> [Instructions to follow]
From the listing below, extract each line containing the string "chart".

> [Given material]
******
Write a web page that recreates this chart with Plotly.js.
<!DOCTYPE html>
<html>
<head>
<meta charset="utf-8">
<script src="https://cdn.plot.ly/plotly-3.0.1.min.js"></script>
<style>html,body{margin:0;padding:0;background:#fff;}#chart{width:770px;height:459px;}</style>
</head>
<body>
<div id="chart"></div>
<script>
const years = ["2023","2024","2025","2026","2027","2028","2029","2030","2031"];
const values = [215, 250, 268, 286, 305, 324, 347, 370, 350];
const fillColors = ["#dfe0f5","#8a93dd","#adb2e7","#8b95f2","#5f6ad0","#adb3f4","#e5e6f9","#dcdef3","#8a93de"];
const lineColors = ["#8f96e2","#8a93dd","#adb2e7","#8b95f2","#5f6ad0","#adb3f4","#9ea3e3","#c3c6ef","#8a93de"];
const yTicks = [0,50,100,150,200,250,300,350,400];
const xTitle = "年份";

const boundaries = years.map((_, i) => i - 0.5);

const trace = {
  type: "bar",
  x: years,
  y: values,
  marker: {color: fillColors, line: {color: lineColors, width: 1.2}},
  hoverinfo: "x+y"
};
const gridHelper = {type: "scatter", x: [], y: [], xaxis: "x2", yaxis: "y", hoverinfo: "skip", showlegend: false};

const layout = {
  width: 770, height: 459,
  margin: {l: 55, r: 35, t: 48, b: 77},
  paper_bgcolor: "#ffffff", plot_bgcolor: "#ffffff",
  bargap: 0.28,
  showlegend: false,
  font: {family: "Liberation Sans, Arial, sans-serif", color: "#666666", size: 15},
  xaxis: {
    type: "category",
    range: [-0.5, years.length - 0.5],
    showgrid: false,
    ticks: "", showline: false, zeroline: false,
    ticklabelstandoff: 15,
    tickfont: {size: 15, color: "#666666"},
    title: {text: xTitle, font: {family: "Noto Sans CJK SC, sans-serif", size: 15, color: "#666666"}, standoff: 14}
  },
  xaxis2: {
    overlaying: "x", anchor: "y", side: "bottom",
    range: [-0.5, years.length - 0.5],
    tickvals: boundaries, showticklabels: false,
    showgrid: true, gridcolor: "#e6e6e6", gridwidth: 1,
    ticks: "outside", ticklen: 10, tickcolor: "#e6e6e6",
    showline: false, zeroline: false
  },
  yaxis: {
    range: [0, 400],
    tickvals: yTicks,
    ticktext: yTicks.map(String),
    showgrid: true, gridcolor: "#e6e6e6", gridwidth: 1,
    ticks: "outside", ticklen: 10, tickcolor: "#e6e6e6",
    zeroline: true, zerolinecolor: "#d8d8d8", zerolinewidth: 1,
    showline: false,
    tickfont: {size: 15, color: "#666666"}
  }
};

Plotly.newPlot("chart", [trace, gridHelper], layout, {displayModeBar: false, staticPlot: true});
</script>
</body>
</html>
******
> [Completed exercise]
Write a web page that recreates this chart with Plotly.js.
<style>html,body{margin:0;padding:0;background:#fff;}#chart{width:770px;height:459px;}</style>
<div id="chart"></div>
Plotly.newPlot("chart", [trace, gridHelper], layout, {displayModeBar: false, staticPlot: true});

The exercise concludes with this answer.